* [Problem requirements]
Transcribe every line from the top down to the line with "showlegend=False, cliponaxis=False))", both ends included, but not the pictures.

* [Data segment]

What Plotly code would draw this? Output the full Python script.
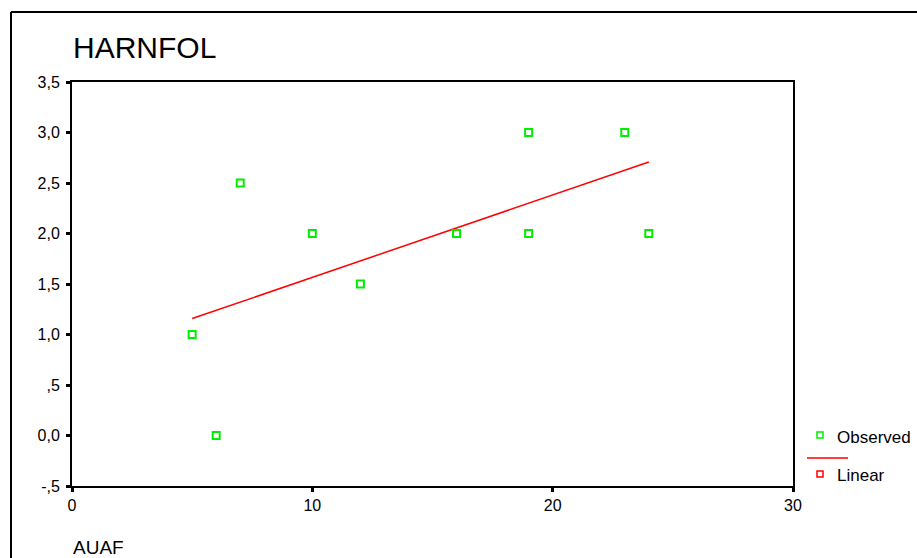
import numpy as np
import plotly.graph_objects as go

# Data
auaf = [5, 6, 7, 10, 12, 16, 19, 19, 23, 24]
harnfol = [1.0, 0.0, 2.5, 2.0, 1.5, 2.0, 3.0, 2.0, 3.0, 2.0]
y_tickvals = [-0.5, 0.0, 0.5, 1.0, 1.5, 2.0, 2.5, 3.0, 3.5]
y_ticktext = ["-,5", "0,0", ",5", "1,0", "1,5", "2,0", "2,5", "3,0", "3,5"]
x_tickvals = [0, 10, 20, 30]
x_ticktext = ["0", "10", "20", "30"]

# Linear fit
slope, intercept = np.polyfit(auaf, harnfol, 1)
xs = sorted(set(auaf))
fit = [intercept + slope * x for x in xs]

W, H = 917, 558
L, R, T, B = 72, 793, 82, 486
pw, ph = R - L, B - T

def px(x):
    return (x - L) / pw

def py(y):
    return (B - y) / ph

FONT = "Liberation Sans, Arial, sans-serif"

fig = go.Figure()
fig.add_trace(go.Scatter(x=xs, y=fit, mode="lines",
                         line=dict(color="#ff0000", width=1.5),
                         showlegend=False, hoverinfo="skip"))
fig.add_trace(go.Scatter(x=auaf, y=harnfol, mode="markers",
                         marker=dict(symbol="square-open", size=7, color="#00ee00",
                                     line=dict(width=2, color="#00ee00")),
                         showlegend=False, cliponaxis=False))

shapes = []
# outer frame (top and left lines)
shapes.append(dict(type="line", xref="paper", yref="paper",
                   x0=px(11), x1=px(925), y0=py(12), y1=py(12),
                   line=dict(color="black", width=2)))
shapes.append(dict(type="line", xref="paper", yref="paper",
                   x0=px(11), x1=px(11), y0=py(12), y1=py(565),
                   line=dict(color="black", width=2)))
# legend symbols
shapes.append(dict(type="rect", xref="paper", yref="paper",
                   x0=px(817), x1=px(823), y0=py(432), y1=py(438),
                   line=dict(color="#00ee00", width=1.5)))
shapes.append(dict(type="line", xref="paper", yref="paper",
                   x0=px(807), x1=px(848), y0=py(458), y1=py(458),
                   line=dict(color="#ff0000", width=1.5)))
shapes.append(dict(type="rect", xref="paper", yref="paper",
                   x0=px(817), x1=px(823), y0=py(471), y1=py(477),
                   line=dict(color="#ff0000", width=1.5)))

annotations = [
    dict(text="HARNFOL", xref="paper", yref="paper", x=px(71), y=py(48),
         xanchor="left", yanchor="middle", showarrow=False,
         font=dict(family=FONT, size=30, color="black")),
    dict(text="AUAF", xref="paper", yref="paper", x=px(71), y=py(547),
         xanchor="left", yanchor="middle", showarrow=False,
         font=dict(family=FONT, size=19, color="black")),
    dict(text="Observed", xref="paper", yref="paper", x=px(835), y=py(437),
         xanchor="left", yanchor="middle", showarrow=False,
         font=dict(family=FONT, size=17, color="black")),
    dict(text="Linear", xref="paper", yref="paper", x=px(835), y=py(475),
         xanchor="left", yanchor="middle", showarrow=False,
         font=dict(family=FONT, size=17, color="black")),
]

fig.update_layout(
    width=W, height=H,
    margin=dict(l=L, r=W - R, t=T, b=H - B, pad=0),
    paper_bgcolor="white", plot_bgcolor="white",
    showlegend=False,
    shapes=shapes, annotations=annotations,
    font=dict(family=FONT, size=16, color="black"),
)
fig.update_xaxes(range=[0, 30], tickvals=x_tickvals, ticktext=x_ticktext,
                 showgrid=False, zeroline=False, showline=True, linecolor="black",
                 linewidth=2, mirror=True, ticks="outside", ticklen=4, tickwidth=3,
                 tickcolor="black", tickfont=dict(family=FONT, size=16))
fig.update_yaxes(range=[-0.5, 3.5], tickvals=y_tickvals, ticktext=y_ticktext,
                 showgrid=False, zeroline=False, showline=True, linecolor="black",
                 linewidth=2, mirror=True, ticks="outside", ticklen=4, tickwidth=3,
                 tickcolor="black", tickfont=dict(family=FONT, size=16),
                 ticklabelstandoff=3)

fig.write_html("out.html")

* [Answer below]
What Plotly code would draw this? Output the full Python script.
import numpy as np
import plotly.graph_objects as go

# Data
auaf = [5, 6, 7, 10, 12, 16, 19, 19, 23, 24]
harnfol = [1.0, 0.0, 2.5, 2.0, 1.5, 2.0, 3.0, 2.0, 3.0, 2.0]
y_tickvals = [-0.5, 0.0, 0.5, 1.0, 1.5, 2.0, 2.5, 3.0, 3.5]
y_ticktext = ["-,5", "0,0", ",5", "1,0", "1,5", "2,0", "2,5", "3,0", "3,5"]
x_tickvals = [0, 10, 20, 30]
x_ticktext = ["0", "10", "20", "30"]

# Linear fit
slope, intercept = np.polyfit(auaf, harnfol, 1)
xs = sorted(set(auaf))
fit = [intercept + slope * x for x in xs]

W, H = 917, 558
L, R, T, B = 72, 793, 82, 486
pw, ph = R - L, B - T

def px(x):
    return (x - L) / pw

def py(y):
    return (B - y) / ph

FONT = "Liberation Sans, Arial, sans-serif"

fig = go.Figure()
fig.add_trace(go.Scatter(x=xs, y=fit, mode="lines",
                         line=dict(color="#ff0000", width=1.5),
                         showlegend=False, hoverinfo="skip"))
fig.add_trace(go.Scatter(x=auaf, y=harnfol, mode="markers",
                         marker=dict(symbol="square-open", size=7, color="#00ee00",
                                     line=dict(width=2, color="#00ee00")),
                         showlegend=False, cliponaxis=False))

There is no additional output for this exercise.